Saturday, November 26, 2011
Aoun seems to have understood now that whatever the outcome of the events in Syria, Assad is bound to come out at minima as weakened. In his own savvy knowledge of the way Lebanese Christians think, Aoun has understood that positioning himself as an advisor to Syrians "I understand your fears and please don't fight" can help him stop his dwindling Support amongst Christians.
Aoun is actually playing on:
1. Christians fears of what will come next after Assad
2. fear of a civil war (spill over) in Lebanon
3. Trying to portray himself as a knowledgable, experienced and responsible politician
...All while trying to hedge his bets: continue supporting Assad but send mix messages.

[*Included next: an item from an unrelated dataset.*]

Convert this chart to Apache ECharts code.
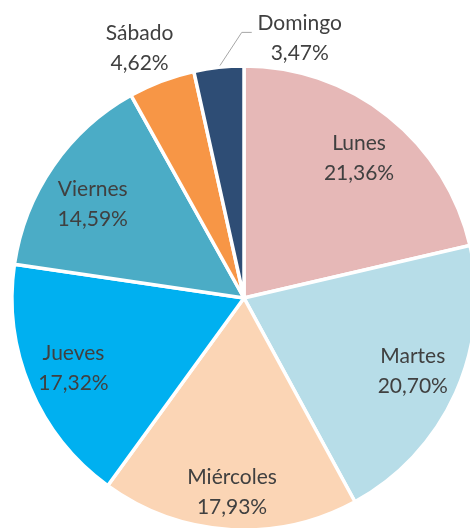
<!DOCTYPE html>
<html>
<head>
<meta charset="utf-8">
<script src="https://cdn.jsdelivr.net/npm/echarts@6/dist/echarts.min.js"></script>
<style>
html,body{margin:0;padding:0;background:#fff;}
#chart{width:470px;height:528px;}
</style>
</head>
<body>
<div id="chart"></div>
<script>
const categories = ['Lunes', 'Martes', 'Miércoles', 'Jueves', 'Viernes', 'Sábado', 'Domingo'];
const values = [21.36, 20.70, 17.93, 17.32, 14.59, 4.62, 3.47];
const colors = ['#E6B8B7', '#B7DDE8', '#FBD5B5', '#00B0F0', '#4BACC6', '#F79646', '#2E4D75'];
const outsideLabels = ['Sábado', 'Domingo'];

const center = [244, 298];
const R = 232;
// small label nudges (px) to match the reference placement
const labelNudge = {Lunes: [0, 5], Martes: [0, -3], 'Miércoles': [0, 10], Jueves: [0, -2], Viernes: [1, 11]};

function fmt(v) { return v.toFixed(2).replace('.', ',') + '%'; }

const chart = echarts.init(document.getElementById('chart'), null, {renderer: 'canvas'});

const baseData = categories.map((c, i) => ({
  name: c, value: values[i], itemStyle: {color: colors[i]}
}));

const labelData = categories.map((c, i) => {
  const outside = outsideLabels.includes(c);
  return {
    name: c, value: values[i],
    label: {position: outside ? 'outside' : 'inside'},
    labelLine: {
      show: outside,
      lineStyle: {color: '#A6A6A6', width: 1, opacity: c === 'Domingo' ? 1 : 0}
    }
  };
});

chart.setOption({
  animation: false,
  series: [
    {
      type: 'pie',
      center: center,
      radius: R,
      startAngle: 90,
      clockwise: true,
      silent: true,
      label: {show: false},
      labelLine: {show: false},
      itemStyle: {borderColor: '#fff', borderWidth: 3.5},
      data: baseData
    },
    {
      type: 'pie',
      center: center,
      radius: [132, R],
      startAngle: 90,
      clockwise: true,
      silent: true,
      avoidLabelOverlap: false,
      itemStyle: {color: 'rgba(0,0,0,0)', borderWidth: 0},
      label: {
        show: true,
        color: '#404040',
        fontFamily: 'Lato',
        fontSize: 21,
        lineHeight: 30,
        align: 'center',
        formatter: p => p.name + '\n' + fmt(p.value)
      },
      labelLine: {length: 20, length2: 10},
      labelLayout: function (params) {
        const name = categories[params.dataIndex];
        if (labelNudge[name]) {
          return {dx: labelNudge[name][0], dy: labelNudge[name][1]};
        }
        const pts = params.labelLinePoints;
        if (!pts) return {};
        const p0 = pts[0];
        if (name === 'Domingo') {
          return {
            x: p0[0] + 81, y: p0[1] - 29, align: 'center', verticalAlign: 'middle',
            labelLinePoints: [p0, [p0[0] + 23, p0[1] - 35], [p0[0] + 33, p0[1] - 35]]
          };
        }
        if (name === 'Sábado') {
          return {
            x: p0[0] - 22, y: p0[1] - 33, align: 'center', verticalAlign: 'middle',
            labelLinePoints: [p0, p0, p0]
          };
        }
        return {};
      },
      data: labelData
    }
  ]
});
</script>
</body>
</html>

So expect in the next few weeks: press conferences supporting Assad and insulting others, but also media press releases advising peaceful solutions in Syria and hinting at the need for reforms.
Friday, November 25, 2011
Quite interesting, Elias makes a point that Lebanon's future is at best uncertain, and wonders about the future of the STL (Special Tribunal for Lebanon)
Though I agree with him, I wonder why the pessimistic tone around the STL's role and influence. I think it is playing a much more important role in Lebanon's current political crisis than it shows:
- It is still used as a rallying cause for various M14 leaders
- It is used by Walid Jumblatt as a justification for his political re positioning (caused by Syria's troubles)
- It is (if well utilized) a negotiation tool in the post Assad redrawing of Lebanon's influences
- On the long term it acts as a continuous looming threat over Hezbollah and Syria's Assad (never know when it can be fully utilized)
- When there is nothing else to discuss, it serves as a back up for journalists!
My main problem with the STL is the "communications obsessed" way Mustakbal leaders use it. They are the main reason behind diluting its perceived importance among the public opinion. Overuse it, you'll kill it.
Part of the communication's success of the STL (in my opinion) is to keep a shroud of mystery around it. Hezbollah works hard to destroy that...By over communicating, Mustakbal leadersare doing a better job!